Octanol blocks fluid secretion by inhibition of capacitative calcium entry in rat mandibular salivary acinar cells

The aliphatic alcohol octanol is thought to modulate enzyme secretion from the exocrine pancreas by the inhibition of gap junction permeability. We have now investigated the effects of octanol on salivary secretion and intracellular calcium concentration ([Ca²⁺](i)), measured in isolated perfused rat mandibular glands and in isolated mandibular acinar cells respectively.
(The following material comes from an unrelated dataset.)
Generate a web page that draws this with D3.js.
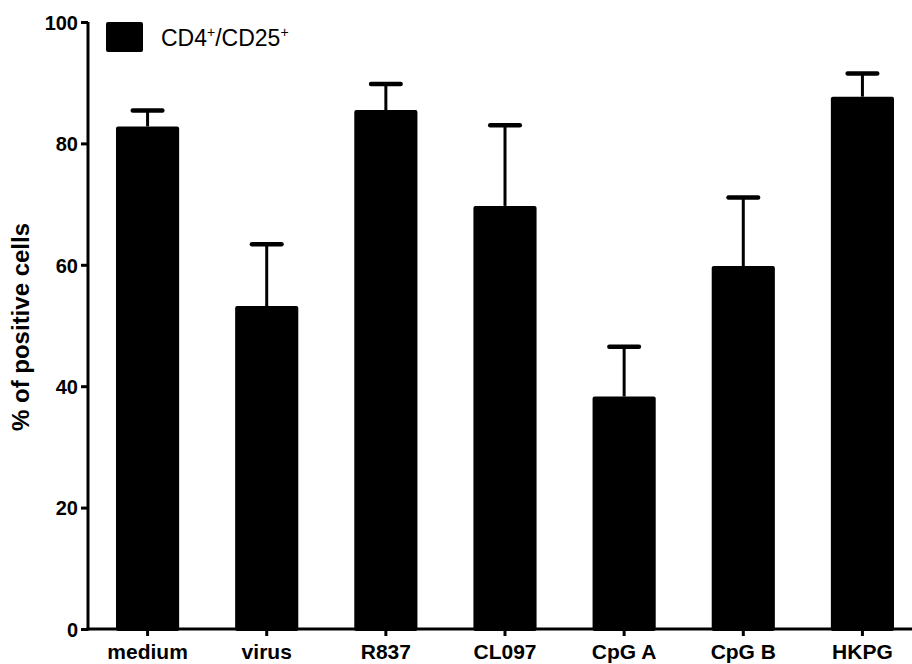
<!DOCTYPE html>
<html>
<head>
<meta charset="utf-8">
<script src="https://cdn.jsdelivr.net/npm/d3@7"></script>
<style>
body { margin: 0; background: #fff; }
text { font-family: "Liberation Sans", Arial, sans-serif; }
</style>
</head>
<body>
<div id="chart"></div>
<script>
var categories = ['medium', 'virus', 'R837', 'CL097', 'CpG A', 'CpG B', 'HKPG'];
var means = [82.8, 53.2, 85.5, 69.7, 38.3, 59.8, 87.7];
var errTops = [85.4, 63.4, 89.8, 83.0, 46.5, 71.1, 91.5];
var yTicks = [0, 20, 40, 60, 80, 100];

var width = 912, height = 664;

var svg = d3.select('#chart').append('svg')
	.attr('width', width)
	.attr('height', height);

var x = d3.scaleBand()
	.domain(categories)
	.range([88, 922])
	.paddingInner(0.47)
	.paddingOuter(0.235);

var y = d3.scaleLinear()
	.domain([0, 100])
	.range([629, 22]);

var data = categories.map(function(c, i) { return {name: c, mean: means[i], top: errTops[i]}; });

// error bars (drawn first, bar covers bottom)
var eb = svg.append('g').attr('class', 'errors');
eb.selectAll('line.stem')
	.data(data)
	.enter()
	.append('line')
	.attr('x1', function(d) { return x(d.name) + x.bandwidth() / 2 })
	.attr('x2', function(d) { return x(d.name) + x.bandwidth() / 2 })
	.attr('y1', function(d) { return y(d.mean) })
	.attr('y2', function(d) { return y(d.top) })
	.style('stroke', '#000')
	.style('stroke-width', 3);

eb.selectAll('line.cap')
	.data(data)
	.enter()
	.append('line')
	.attr('x1', function(d) { return x(d.name) + x.bandwidth() / 4 + 1 })
	.attr('x2', function(d) { return x(d.name) + x.bandwidth() * 3 / 4 - 1 })
	.attr('y1', function(d) { return y(d.top) })
	.attr('y2', function(d) { return y(d.top) })
	.style('stroke', '#000')
	.style('stroke-width', 4.5)
	.style('stroke-linecap', 'round');

svg.append('g').attr('class', 'bars')
	.selectAll('rect')
	.data(data)
	.enter()
	.append('rect')
	.attr('x', function(d) { return x(d.name) })
	.attr('width', x.bandwidth())
	.attr('y', function(d) { return y(d.mean) })
	.attr('height', function(d) { return y(0) - y(d.mean) + 2 })
	.attr('rx', 2)
	.attr('fill', '#000');

// y axis
var yAxis = svg.append('g')
	.attr('transform', 'translate(88,0)')
	.call(d3.axisLeft(y).tickValues(yTicks).tickSize(7).tickPadding(3));
yAxis.select('.domain').attr('d', 'M0,' + y(100) + 'V' + (y(0) + 1.5)).style('stroke-width', 3);
yAxis.selectAll('.tick line').style('stroke-width', 3);
yAxis.selectAll('.tick text')
	.style('font-size', '20px')
	.style('font-weight', 'bold')
	.attr('dy', '0.36em');

// x axis
var xAxis = svg.append('g')
	.attr('transform', 'translate(0,' + y(0) + ')')
	.call(d3.axisBottom(x).tickSize(7).tickPadding(8));
xAxis.select('.domain').attr('d', 'M86.5,0H912').style('stroke-width', 3);
xAxis.selectAll('.tick line').style('stroke-width', 3);
xAxis.selectAll('.tick text')
	.style('font-size', '21px')
	.style('font-weight', 'bold');

svg.append('text')
	.attr('transform', 'translate(29,327) rotate(-90)')
	.attr('text-anchor', 'middle')
	.style('font-size', '24px')
	.style('font-weight', 'bold')
	.text('% of positive cells');

// legend
svg.append('rect')
	.attr('x', 106).attr('y', 22)
	.attr('width', 37).attr('height', 30)
	.attr('rx', 2)
	.attr('fill', '#000');

var lt = svg.append('text')
	.attr('x', 161).attr('y', 46)
	.style('font-size', '23px');
lt.append('tspan').text('CD4');
lt.append('tspan').attr('dy', -9).style('font-size', '14px').text('+');
lt.append('tspan').attr('dy', 9).text('/CD25');
lt.append('tspan').attr('dy', -9).style('font-size', '14px').text('+');
</script>
</body>
</html>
Stimulation of perfused glands with 10 μM carbachol (CCh) evoked a rapid increase in fluid secretion followed by a decrease to a sustained elevated level. Application of 1 mM octanol during CCh stimulation inhibited fluid secretion reversibly. In isolated acini, the CCh-induced [Ca²⁺](i) increase was reversibly inhibited by the same concentration of octanol. However, octanol also inhibited the increase in [Ca²⁺](i) in single acinar cells where gap junctions were no longer functional, indicating that octanol directly affected the intracellular Ca²⁺ signalling pathway. The initial increase in [Ca²⁺](i) induced by 0.5-10 μM CCh, which is due to Ca²⁺ release from IP₃-sensitive Ca²⁺ stores, was not affected by pretreatment with octanol. In contrast, CCh-, phenylephrine- or thapsigargin-induced Ca²⁺ entry was almost completely and reversibly inhibited by octanol. Octanol also blocked agonist-evoked Ca²⁺ entry in pancreatic acinar cells, and thapsigargin-evoked Ca²⁺ entry in fibroblasts. These data strongly suggest that octanol blocks salivary secretion from mandibular gland by the inhibition of capacitative Ca²⁺ entry, and raise the possibility that octanol may be a useful tool for inhibiting agonist-evoked Ca²⁺ entry pathways.